Am Abend des 14. Juli flogen Bomber auf den Flughafen von Honduras Hauptstadt Tegucigalpa, während zeitgleich salvadorische Truppe die Grenze überschritten. Honduras versuchte mit Vergeltungsschlägen die Besatzung zu verhindern, doch diese Bemühungen blieben erfolglos. Der Krieg dauerte vier Tage. Es gab rund 9.000 Opfer, von denen ein Drittel starb, der Rest wurde verletzt. Im, durch Vermittlung der Organisation Amerikanischer Staaten ausgehandelten, Friedensabkommen wurde schließlich ein Waffenstillstand vereinbart.
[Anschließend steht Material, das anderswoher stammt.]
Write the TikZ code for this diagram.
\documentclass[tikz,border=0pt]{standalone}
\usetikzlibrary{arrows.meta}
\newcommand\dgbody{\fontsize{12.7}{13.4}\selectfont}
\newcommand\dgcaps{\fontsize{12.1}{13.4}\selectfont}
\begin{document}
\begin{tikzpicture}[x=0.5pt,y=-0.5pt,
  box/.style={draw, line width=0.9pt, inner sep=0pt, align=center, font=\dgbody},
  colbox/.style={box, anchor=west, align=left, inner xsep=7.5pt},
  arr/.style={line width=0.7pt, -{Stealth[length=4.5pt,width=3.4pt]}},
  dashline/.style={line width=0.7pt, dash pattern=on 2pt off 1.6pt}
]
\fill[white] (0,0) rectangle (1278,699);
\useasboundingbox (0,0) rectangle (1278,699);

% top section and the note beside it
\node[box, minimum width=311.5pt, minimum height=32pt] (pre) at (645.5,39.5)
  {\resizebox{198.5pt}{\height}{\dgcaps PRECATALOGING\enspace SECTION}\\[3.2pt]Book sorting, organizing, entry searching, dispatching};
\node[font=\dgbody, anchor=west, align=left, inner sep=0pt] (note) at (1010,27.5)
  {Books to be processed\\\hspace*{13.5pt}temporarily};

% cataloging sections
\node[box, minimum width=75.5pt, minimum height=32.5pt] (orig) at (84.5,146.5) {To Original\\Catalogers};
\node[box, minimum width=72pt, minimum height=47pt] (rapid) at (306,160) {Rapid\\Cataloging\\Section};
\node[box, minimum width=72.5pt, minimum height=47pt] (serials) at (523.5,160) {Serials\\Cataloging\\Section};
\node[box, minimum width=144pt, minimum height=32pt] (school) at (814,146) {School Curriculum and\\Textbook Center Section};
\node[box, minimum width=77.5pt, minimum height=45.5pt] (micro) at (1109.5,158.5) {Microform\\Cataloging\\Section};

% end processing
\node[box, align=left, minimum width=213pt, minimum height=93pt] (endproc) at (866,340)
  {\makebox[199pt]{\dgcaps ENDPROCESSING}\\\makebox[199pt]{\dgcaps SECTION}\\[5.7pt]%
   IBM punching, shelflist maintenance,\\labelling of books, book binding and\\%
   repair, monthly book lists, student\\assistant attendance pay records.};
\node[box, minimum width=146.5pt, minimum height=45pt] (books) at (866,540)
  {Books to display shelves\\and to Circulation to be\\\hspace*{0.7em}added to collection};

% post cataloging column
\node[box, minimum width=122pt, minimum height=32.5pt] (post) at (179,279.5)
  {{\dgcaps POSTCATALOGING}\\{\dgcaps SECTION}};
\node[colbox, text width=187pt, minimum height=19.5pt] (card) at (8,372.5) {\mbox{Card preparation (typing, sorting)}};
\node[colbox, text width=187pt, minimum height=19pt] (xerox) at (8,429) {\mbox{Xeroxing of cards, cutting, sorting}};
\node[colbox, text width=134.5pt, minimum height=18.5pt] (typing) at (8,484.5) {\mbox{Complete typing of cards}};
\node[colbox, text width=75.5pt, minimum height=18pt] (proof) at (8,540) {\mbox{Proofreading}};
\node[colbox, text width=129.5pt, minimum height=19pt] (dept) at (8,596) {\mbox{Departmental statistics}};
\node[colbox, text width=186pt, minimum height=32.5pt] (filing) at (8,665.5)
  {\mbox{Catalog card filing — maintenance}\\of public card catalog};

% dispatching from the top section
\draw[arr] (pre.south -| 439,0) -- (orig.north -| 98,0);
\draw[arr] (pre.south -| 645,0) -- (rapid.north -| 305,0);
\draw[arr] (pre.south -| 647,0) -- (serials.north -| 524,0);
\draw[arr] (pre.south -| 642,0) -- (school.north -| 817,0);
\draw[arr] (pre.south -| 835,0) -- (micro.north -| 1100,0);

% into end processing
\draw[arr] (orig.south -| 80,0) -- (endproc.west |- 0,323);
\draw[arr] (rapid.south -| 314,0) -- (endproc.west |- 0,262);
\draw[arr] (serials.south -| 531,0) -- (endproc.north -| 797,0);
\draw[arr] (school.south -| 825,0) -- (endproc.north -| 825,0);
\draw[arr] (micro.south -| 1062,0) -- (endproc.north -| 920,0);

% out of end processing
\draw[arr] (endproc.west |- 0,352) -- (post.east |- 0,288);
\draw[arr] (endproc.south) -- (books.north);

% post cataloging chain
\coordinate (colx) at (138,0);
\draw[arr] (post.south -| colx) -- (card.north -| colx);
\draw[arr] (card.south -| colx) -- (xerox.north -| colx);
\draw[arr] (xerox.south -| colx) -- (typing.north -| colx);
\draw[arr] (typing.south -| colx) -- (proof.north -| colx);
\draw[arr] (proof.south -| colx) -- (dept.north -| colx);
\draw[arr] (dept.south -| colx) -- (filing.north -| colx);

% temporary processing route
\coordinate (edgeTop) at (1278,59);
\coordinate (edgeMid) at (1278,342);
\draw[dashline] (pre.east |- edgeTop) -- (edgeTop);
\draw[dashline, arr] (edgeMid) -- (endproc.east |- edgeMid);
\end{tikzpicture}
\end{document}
Zusätzlich mussten sämtliche Einwanderer aus El Salvador Honduras verlassen. El Salvador hatte auf allen Ebenen verloren: Aus Mexiko musste man nach der ersten WM-Runde mit null Punkten und null Toren abreisen, an Honduras mussten Reparationen gezahlt werden, die innerstaatlichen Konflikte nahmen durch die Rückeinwanderung der Migranten immens zu. Paramilitärische Gruppen kämpften um die Vorherrschaft im Land bis es nach elf Jahren Militärdiktatur zu einem blutigen Bürgerkrieg kam. Bis heute weist das nur on 21.041 km² große Land eine der höchsten Kriminalitätsraten weltweit auf. Fußball ist in El Salvador kein großes Thema.